Le GECSSP ne recommande pas le dépistage chez les personnes qui ne présentent aucun symptôme apparent de dépression, mais les médecins ou les cliniques peuvent tenir compte du contexte où ils/elles exercent pour décider à quel moment le dépistage est approprié. Par exemple, les systèmes dotés de personnel supplémentaire (c.-à-d., milieux de soins primaires qui emploient des professionnels non médicaux pour la prise en charge et le suivi de la dépression) pourraient être plus efficaces pour améliorer la réponse au traitement. Les médecins qui exercent au sein d’un système doté de tels effectifs pourraient être plus enclins à offrir un dépistage par l’entremise de formulaires standard ou durant des consultations en soins primaires, puisque le traitement est plus susceptible d’être efficace lorsque ces systèmes sont en place.

 

Les lignes directrices émanant d’autres organisations qui s’occupent de maladies ou de populations particulières (p. ex., période du post-partum chez la femme) préconisent le dépistage de la dépression. Quelle ligne directrice dois-je suivre?
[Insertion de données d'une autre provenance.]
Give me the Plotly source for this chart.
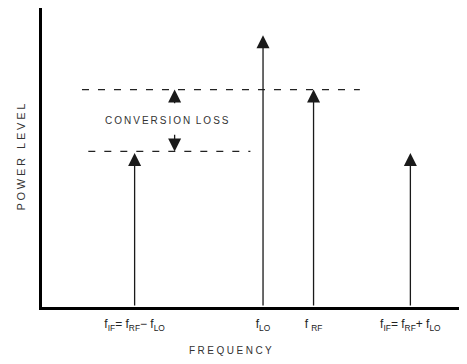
import plotly.graph_objects as go

# spectral lines of the mixer
tone_freq = [2.2, 5.25, 6.45, 8.75]
tone_level = [5.1, 9.0, 7.2, 5.1]
tone_labels = [
    "f<sub>IF</sub>= f<sub>RF</sub>\u2212 f<sub>LO</sub>",
    "f<sub>LO</sub>",
    "f <sub>RF</sub>",
    "f<sub>IF</sub>= f<sub>RF</sub>+ f<sub>LO</sub>",
]

# conversion loss markers
loss_top = 7.2
loss_bottom = 5.15
loss_x = 3.15
upper_dash_x = [0.95, 7.55]
lower_dash_x = [1.1, 4.95]


def spaced(s, gap="\u2009"):
    # mimic the wide letter spacing of the drafting lettering
    return gap.join(s)


fig = go.Figure()

# invisible trace so the axes exist
fig.add_trace(go.Scatter(x=tone_freq, y=tone_level, mode="markers",
                         marker=dict(opacity=0), hoverinfo="skip", showlegend=False))

arrow = dict(xref="x", yref="y", axref="x", ayref="y", showarrow=True, arrowhead=2,
             arrowsize=2.0, arrowwidth=1.3, arrowcolor="#1a1a1a", text="", standoff=0)

for f, lvl in zip(tone_freq, tone_level):
    fig.add_annotation(x=f, y=lvl, ax=f, ay=0, **arrow)

# dashed reference levels
dash = dict(color="#222", width=1.2, dash="7px,9px")
fig.add_shape(type="line", x0=upper_dash_x[0], x1=upper_dash_x[1], y0=loss_top, y1=loss_top, line=dash)
fig.add_shape(type="line", x0=lower_dash_x[0], x1=lower_dash_x[1], y0=loss_bottom, y1=loss_bottom, line=dash)

# conversion loss arrows
fig.add_annotation(x=loss_x, y=loss_top, ax=loss_x, ay=loss_top - 0.5, **arrow)
fig.add_annotation(x=loss_x, y=loss_bottom, ax=loss_x, ay=loss_bottom + 0.6, **arrow)
fig.add_annotation(x=2.98, y=(loss_top + loss_bottom) / 2, xref="x", yref="y", showarrow=False,
                   text=spaced("CONVERSION") + "  " + spaced("LOSS"), font=dict(size=10, color="#333"))

# axis titles
fig.add_annotation(x=0.447, y=-0.144, xref="paper", yref="paper", showarrow=False,
                   xanchor="center", yanchor="middle",
                   text=spaced("FREQUENCY", "\u2005"), font=dict(size=10, color="#333"))
fig.add_annotation(x=-0.052, y=0.5, xref="paper", yref="paper", showarrow=False, textangle=-90,
                   xanchor="center", yanchor="middle",
                   text=spaced("POWER", "\u2005") + "   " + spaced("LEVEL", "\u2005"),
                   font=dict(size=11, color="#333"))

# page body adds an 8px offset, so the figure is drawn 8px smaller
fig.update_layout(
    width=459, height=356,
    margin=dict(l=34, r=4, t=0, b=57),
    plot_bgcolor="white", paper_bgcolor="white",
    font=dict(family="Liberation Sans, Arial, sans-serif", color="#222"),
    xaxis=dict(range=[0, 10], showgrid=False, zeroline=False, showline=True, automargin=False,
               linecolor="black", linewidth=2.5, tickvals=tone_freq, ticktext=tone_labels,
               ticks="", tickfont=dict(size=12, color="#222"), ticklabelstandoff=4),
    yaxis=dict(range=[0, 9.9], showgrid=False, zeroline=False, showline=True, automargin=False,
               linecolor="black", linewidth=2.5, showticklabels=False, ticks=""),
)

fig.write_html("out.html")
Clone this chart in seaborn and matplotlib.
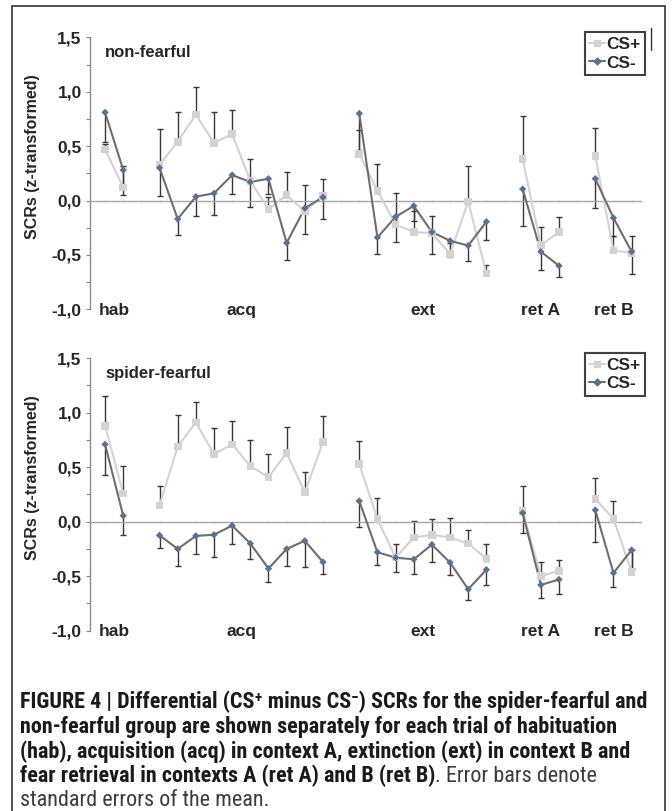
import numpy as np
import pandas as pd
import matplotlib
matplotlib.use('Agg')
import matplotlib.pyplot as plt
from matplotlib.lines import Line2D
from matplotlib.ticker import MultipleLocator, FuncFormatter
from matplotlib import font_manager
import seaborn as sns

# --- Data ---
phases = ['hab', 'acq', 'ext', 'ret A', 'ret B']
trials = [2, 10, 8, 3, 3]

# non-fearful group
nf_csp = [0.47, 0.12,
          0.33, 0.54, 0.79, 0.53, 0.61, 0.18, -0.08, 0.05, -0.10, 0.04,
          0.43, 0.09, -0.22, -0.29, -0.30, -0.49, -0.01, -0.67,
          0.38, -0.41, -0.29,
          0.41, -0.46, -0.48]
nf_csp_se = [0.05, 0.20,
             0.33, 0.27, 0.25, 0.28, 0.22, 0.20, 0.11, 0.21, 0.24, 0.16,
             0.22, 0.25, 0.29, 0.19, 0.16, 0.10, 0.33, 0.08,
             0.40, 0.17, 0.14,
             0.26, 0.13, 0.15]
nf_csm = [0.81, 0.28,
          0.30, -0.17, 0.035, 0.066, 0.234, 0.17, 0.20, -0.39, -0.07, 0.03,
          0.80, -0.34, -0.15, -0.05, -0.29, -0.37, -0.415, -0.195,
          0.105, -0.47, -0.60,
          0.20, -0.16, -0.47]
nf_csm_se = [0.27, 0.23,
             0.26, 0.15, 0.18, 0.20, 0.17, 0.23, 0.14, 0.16, 0.24, 0.20,
             0.34, 0.15, 0.23, 0.14, 0.20, 0.15, 0.145, 0.17,
             0.34, 0.17, 0.10,
             0.27, 0.17, 0.21]

# spider-fearful group
sf_csp = [0.88, 0.26,
          0.15, 0.69, 0.91, 0.62, 0.71, 0.51, 0.41, 0.63, 0.27, 0.73,
          0.53, 0.025, -0.33, -0.145, -0.12, -0.145, -0.20, -0.34,
          0.10, -0.50, -0.45,
          0.21, 0.025, -0.46]
sf_csp_se = [0.27, 0.25,
             0.18, 0.29, 0.19, 0.24, 0.21, 0.24, 0.21, 0.24, 0.19, 0.24,
             0.21, 0.19, 0.13, 0.155, 0.145, 0.18, 0.12, 0.14,
             0.23, 0.13, 0.10,
             0.19, 0.165, 0.20]
sf_csm = [0.71, 0.055,
          -0.125, -0.25, -0.13, -0.12, -0.035, -0.20, -0.43, -0.25, -0.175, -0.37,
          0.19, -0.28, -0.33, -0.345, -0.21, -0.375, -0.62, -0.44,
          0.08, -0.58, -0.53,
          0.107, -0.47, -0.26]
sf_csm_se = [0.28, 0.18,
             0.12, 0.16, 0.17, 0.20, 0.17, 0.145, 0.12, 0.16, 0.24, 0.11,
             0.24, 0.12, 0.13, 0.135, 0.16, 0.115, 0.095, 0.14,
             0.18, 0.12, 0.13,
             0.29, 0.13, 0.17]

# trial slots: one empty slot between phases
slots, phase_col = [], []
start = 0
for ph, n in zip(phases, trials):
    slots.extend(range(start, start + n))
    phase_col.extend([ph] * n)
    start += n + 1

CSP_COL = '#d3d3d3'
CSM_LINE = '#6e6e6e'
CSM_MARK = '#5a7291'
ERR_COL = '#383838'
PLOT_FONT = ['Liberation Sans', 'DejaVu Sans']

sns.set_theme(style='ticks')
plt.rcParams['font.family'] = PLOT_FONT


def make_df(csp, csp_se, csm, csm_se):
    a = pd.DataFrame({'slot': slots, 'value': csp, 'se': csp_se, 'cond': 'CS+', 'phase': phase_col})
    b = pd.DataFrame({'slot': slots, 'value': csm, 'se': csm_se, 'cond': 'CS-', 'phase': phase_col})
    return pd.concat([a, b], ignore_index=True)


def draw_panel(ax, title, df):
    p = df[df['cond'] == 'CS+']
    m = df[df['cond'] == 'CS-']
    # one-sided error bars: CS+ up, CS- down
    ax.vlines(p['slot'], p['value'], p['value'] + p['se'], color=ERR_COL, lw=1, zorder=2)
    ax.plot(p['slot'], p['value'] + p['se'], ls='none', marker='_', ms=5, mew=1, color=ERR_COL, zorder=2)
    ax.vlines(m['slot'], m['value'] - m['se'], m['value'], color=ERR_COL, lw=1, zorder=2)
    ax.plot(m['slot'], m['value'] - m['se'], ls='none', marker='_', ms=5, mew=1, color=ERR_COL, zorder=2)

    sns.lineplot(data=df, x='slot', y='value', hue='cond', units='phase', estimator=None,
                 palette={'CS+': CSP_COL, 'CS-': CSM_LINE}, linewidth=1.5,
                 legend=False, sort=False, ax=ax, zorder=3)
    sns.scatterplot(data=p, x='slot', y='value', marker='s', s=30, color=CSP_COL,
                    edgecolor='none', legend=False, ax=ax, zorder=4)
    sns.scatterplot(data=m, x='slot', y='value', marker='D', s=14, color=CSM_MARK,
                    edgecolor='none', legend=False, ax=ax, zorder=5)

    ax.set_xlim(-0.83, 29.5)
    ax.set_ylim(-1.0, 1.5)
    ax.spines['top'].set_visible(False)
    ax.spines['right'].set_visible(False)
    ax.spines['bottom'].set_position(('data', 0))
    ax.spines['bottom'].set_color('#a8a8a8')
    ax.spines['bottom'].set_linewidth(1)
    ax.spines['left'].set_color('#8a8a8a')
    ax.spines['left'].set_linewidth(1)

    ax.set_xticks(range(0, 30))
    ax.set_xticklabels([])
    ax.tick_params(axis='x', length=2, width=0.8, color='#b8b8b8', direction='inout')
    ax.yaxis.set_major_locator(MultipleLocator(0.5))
    ax.yaxis.set_minor_locator(MultipleLocator(0.25))
    ax.yaxis.set_major_formatter(FuncFormatter(lambda v, pos: f'{v:.1f}'.replace('.', ',')))
    ax.tick_params(axis='y', which='both', length=3, width=0.8, color='#8a8a8a', pad=3)
    for lab in ax.get_yticklabels():
        lab.set_fontweight('bold')
        lab.set_fontsize(12.5)
        lab.set_family(PLOT_FONT)

    ax.set_xlabel('')
    ax.set_ylabel('SCRs (z-transformed)', fontsize=11.5, fontweight='bold', family=PLOT_FONT)
    ax.yaxis.set_label_coords(-0.091, 0.56)

    ax.text(0, 1.315, title, ha='left', va='baseline', fontsize=12, fontweight='bold', family=PLOT_FONT)
    for ph in phases:
        xs = [s for s, q in zip(slots, phase_col) if q == ph]
        ax.text(np.mean(xs), -1.05, ph, ha='center', va='baseline', fontsize=12.5,
                fontweight='bold', family=PLOT_FONT)

    handles = [
        Line2D([], [], color=CSP_COL, lw=1.5, marker='s', ms=5, mfc=CSP_COL, mec=CSP_COL),
        Line2D([], [], color=CSM_LINE, lw=1.5, marker='D', ms=3.5, mfc=CSM_MARK, mec=CSM_MARK),
    ]
    leg = ax.legend(handles, ['CS+', 'CS-'], loc='upper right', bbox_to_anchor=(1.008, 1.018),
                    borderaxespad=0, frameon=True, fancybox=False, handlelength=0.9,
                    handletextpad=0.1, borderpad=0.25, labelspacing=0.2,
                    prop={'weight': 'bold', 'size': 12.5, 'family': PLOT_FONT})
    leg.get_frame().set_edgecolor('#111111')
    leg.get_frame().set_linewidth(1.5)


W, H = 672, 811
fig = plt.figure(figsize=(W / 100, H / 100), dpi=100)
fig.patch.set_facecolor('white')

ax_top = fig.add_axes([90 / W, 1 - 309.3 / H, 550.7 / W, 272 / H])
ax_bot = fig.add_axes([90 / W, 1 - 630.7 / H, 550.7 / W, 272.5 / H])

draw_panel(ax_top, 'non-fearful', make_df(nf_csp, nf_csp_se, nf_csm, nf_csm_se))
draw_panel(ax_bot, 'spider-fearful', make_df(sf_csp, sf_csp_se, sf_csm, sf_csm_se))

# outer frame and the small stray stroke next to the top legend
fig.add_artist(plt.Rectangle((12 / W, -0.01), (665 - 12) / W, 1 - 6 / H + 0.01, fill=False,
                             lw=1.2, ec='#333333', transform=fig.transFigure))
fig.add_artist(Line2D([651 / W, 651 / W], [1 - 28 / H, 1 - 50 / H], lw=1, color='#333333',
                      transform=fig.transFigure))

# caption: prefer a condensed face if one is installed
installed = {f.name for f in font_manager.fontManager.ttflist}
cap_font = [f for f in ['Roboto Condensed', 'Liberation Sans Narrow', 'Open Sans Condensed']
            if f in installed] + ['Liberation Sans', 'DejaVu Sans']
cap_lines = [
    [('FIGURE 4 | Differential (CS\u207a minus CS\u207b) SCRs for the spider-fearful and', True)],
    [('non-fearful group are shown separately for each trial of habituation', True)],
    [('(hab), acquisition (acq) in context A, extinction (ext) in context B and', True)],
    [('fear retrieval in contexts A (ret A) and B (ret B)', True), ('. Error bars denote', False)],
    [('standard errors of the mean.', False)],
]
cap_y = [702, 727, 752, 776, 800]

renderer = fig.canvas.get_renderer()
probe = fig.text(0, 0, cap_lines[0][0][0], fontsize=10, fontweight='bold', family=cap_font)
fs = 10 * 628 / probe.get_window_extent(renderer).width
probe.remove()

for segs, y in zip(cap_lines, cap_y):
    x = 20
    for txt, bold in segs:
        t = fig.text(x / W, 1 - y / H, txt, fontsize=fs, family=cap_font,
                     fontweight='bold' if bold else 'normal',
                     color='#1a1a1a' if bold else '#3c3c3c', va='center', ha='left')
        x += t.get_window_extent(renderer).width

fig.savefig('out.png', dpi=100)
La recommandation du GECSSP à l’égard du dépistage de la dépression est de catégorie faible. Cela signifie que même si cette mesure est appropriée pour la plupart des gens, elle pourrait ne pas l’être pour d’autres patients. Les médecins doivent tenir compte de la ligne directrice du GECSSP et se baser sur les antécédents d’un patient, son état de santé physique, ses préférences et ses valeurs pour déterminer la conduite à tenir.

 

NOTES

  1. Groupe à risque moyen : toutes les personnes de 18 ans ou plus qui ne présentent aucun symptôme apparent de dépression.
  2. Sous-groupe susceptible de présenter un risque accru: antécédents familiaux de dépression; événement traumatisant de la vie survenu récemment ou durant l’enfance; problèmes de santé chroniques; mésusage de substances; situation périnatale et post-partum; origine autochtone.
  3. On trouvera sur le site Web du GECSSP les descriptions détaillées des méthodes utilisées par le Groupe, y compris l’application du système « GRADE » (Grades of Recommendation, Assessment, Development and Evaluation), pour déterminer la force de ses recommandations.